In late June 1944, the 240th Field Artillery Battalion landed in Normandy with its 155mm “Long Tom” guns and Field Lineman 641 — 19-year-old William Shaw of Illmo, a small community adjacent to the Cotton Belt Railroad in northern Scott County.
In the ensuing 10 months, Shaw would fight in northern France, the Ardennes forest, Germany’s Rhineland and Central Europe. He earned four Bronze Stars and numerous other decorations before returning to the United States to marry his high school sweetheart, Marta Jo Sitton.
Sunday is the couple’s 68th wedding anniversary and Tuesday is Marta Jo’s birthday. Saturday, however, was Shaw’s day as he was awarded the French Legion of Honor, the highest award that country can bestow, for his service liberating France from Nazi tyranny.
“I don’t feel I did anything outstanding,” Shaw said after receiving the award from Jim Mauzé, honorary consul of France, in a brief ceremony at the Reynolds Alumni Center on the University of Missouri campus. “I did everything I was ordered to do and most of what I was asked to do.”
To mark the 70th anniversary of the liberation, France is seeking out living veterans of combat in France to present the award. Veterans who are eligible must have been recognized by their own governments for outstanding service to receive the award, Mauzé said.
“You saved France, and the people of France will never forget,” Mauzé said.
Marta Jo Shaw said she met her husband in the sixth grade, and they graduated in a class of 16 at tiny Illmo High School in 1942. He was drafted in 1943. “He wrote all the time he was gone,” she said. It took a bit of prodding after he returned from the war, and they married Oct. 26, 1946. “Love grows better with age,” she said.
As he sat down after Mauzé presented the award, she took the medal in her hand, looked it over and said, “Very nice, sweetheart.”

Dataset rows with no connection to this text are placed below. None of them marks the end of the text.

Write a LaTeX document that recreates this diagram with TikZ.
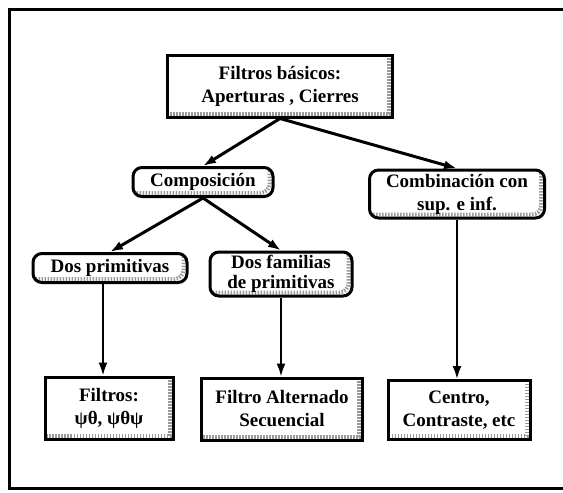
\documentclass[tikz,border=0pt]{standalone}
\usepackage{fontspec}
\setmainfont{Liberation Serif}
\usetikzlibrary{arrows.meta}

\tikzset{
        caja/.style={draw, line width=3pt, align=center, inner sep=0pt,
            font=\fontsize{19}{23}\selectfont\bfseries,
            path picture={\draw[gray!80, line width=4pt, dash pattern=on 1.5pt off 1.5pt]
                ([xshift=-3.5pt]path picture bounding box.north east) --
                ([xshift=-3.5pt,yshift=3.5pt]path picture bounding box.south east) --
                ([yshift=3.5pt]path picture bounding box.south west);}},
        burbuja/.style={caja, rounded corners=9pt},
        flecha/.style={line width=3pt, -{Latex[length=13pt,width=9pt]}},
        bajada/.style={flecha, line width=2pt}
}

\begin{document}
\begin{tikzpicture}[x=1pt, y=-1pt]
        \useasboundingbox (0,0) rectangle (563,493);
        \draw[line width=3pt] (563,9) -- (9,9) -- (9,488) -- (563,488);

        \node[caja, minimum width=225pt, minimum height=62pt] (basicos) at (280,86) {Filtros básicos:\\Aperturas , Cierres};
        \node[burbuja, minimum width=140pt, minimum height=29pt] (compo) at (203,182) {Composición};
        \node[burbuja, minimum width=175pt, minimum height=48pt] (combi) at (457,194) {Combinación con\\sup. e inf.};
        \node[burbuja, minimum width=154pt, minimum height=29pt] (dosprim) at (110,268) {Dos primitivas};
        \node[burbuja, minimum width=142pt, minimum height=44pt, font=\fontsize{19}{20}\selectfont\bfseries] (dosfam) at (281,274) {Dos familias\\de primitivas};
        \node[caja, minimum width=128pt, minimum height=62pt] (filtros) at (109,408) {Filtros:\\ψθ, ψθψ};
        \node[caja, minimum width=161pt, minimum height=62pt] (fas) at (282,409) {Filtro Alternado\\Secuencial};
        \node[caja, minimum width=142pt, minimum height=59pt] (centro) at (459,410) {Centro,\\Contraste, etc};

        \draw[flecha] (basicos.south) -- (compo.north);
        \draw[flecha] (basicos.south) -- (combi.north);
        \draw[flecha] (compo.south) -- (dosprim.north);
        \draw[flecha] (compo.south) -- (dosfam.north);

        \draw[bajada] ([xshift=-7pt]dosprim.south) -- ([xshift=-7pt]dosprim.south |- filtros.north);
        \draw[bajada] (dosfam.south) -- (dosfam.south |- fas.north);
        \draw[bajada] (combi.south) -- (combi.south |- centro.north);
\end{tikzpicture}
\end{document}
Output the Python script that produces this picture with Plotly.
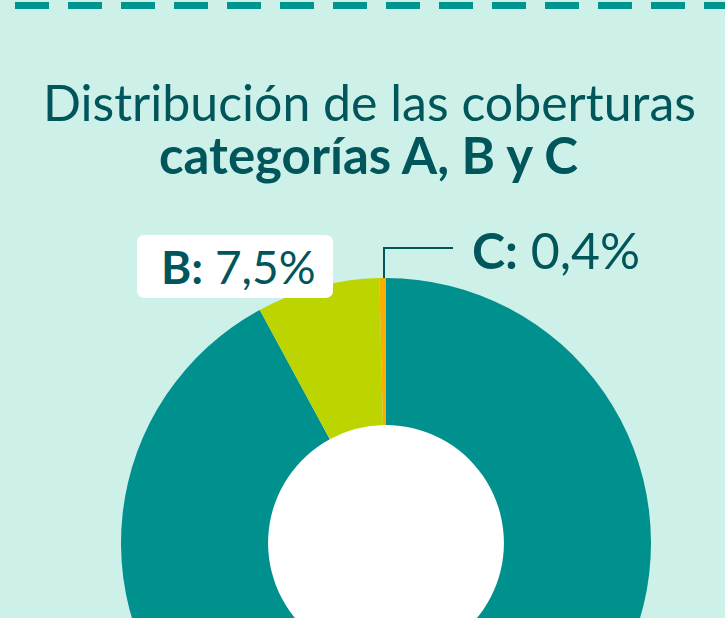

The military situation when Shaw disembarked at Utah Beach was precarious. Allies had landed almost 1 million men and 150,000 vehicles on the Normandy coast since Operation Overlord began June 6, 1944, but tenacious German resistance kept the armies bottled up.
Another month of hard fighting would pass before a breakout, but once it did the rest of France would quickly follow, with Paris liberated by the end of August. The 240th was attached to the 1st Army, fighting across northern France and Belgium. Shaw’s unit was just across the border of Germany, near Stolberg, when the Nazis launched a desperate winter offensive in the Ardennes known as the Battle of the Bulge.
After hard fighting, with the 240th Field Artillery providing heavy mobile firepower, the drive east resumed. The 240th was at the Rhine River when the Ludendorff Bridge was captured at Remagen before the Germans could destroy it, Shaw said. The battalion commander was looking for gun sites on the eastern side when the bridge collapsed, Shaw said.
“Our commanding officer was on one side of the river and we were on the other,” he recalled with a smile.
Within two months after the crossing, Germany surrendered. After marrying, Shaw attended the University of Missouri School of Mines and Metallurgy in Rolla, today’s Missouri University of Science and Technology.
He retired in 1989 as assistant to the chief engineer of the Missouri Highways and Transportation Department, concluding a 39-year career. He and his wife moved to Columbia eight years ago. Their three children — Paula, Doug and Mark — were on hand, and the Shaws were surrounded by other family for the event that was a combined anniversary, birthday and recognition ceremony.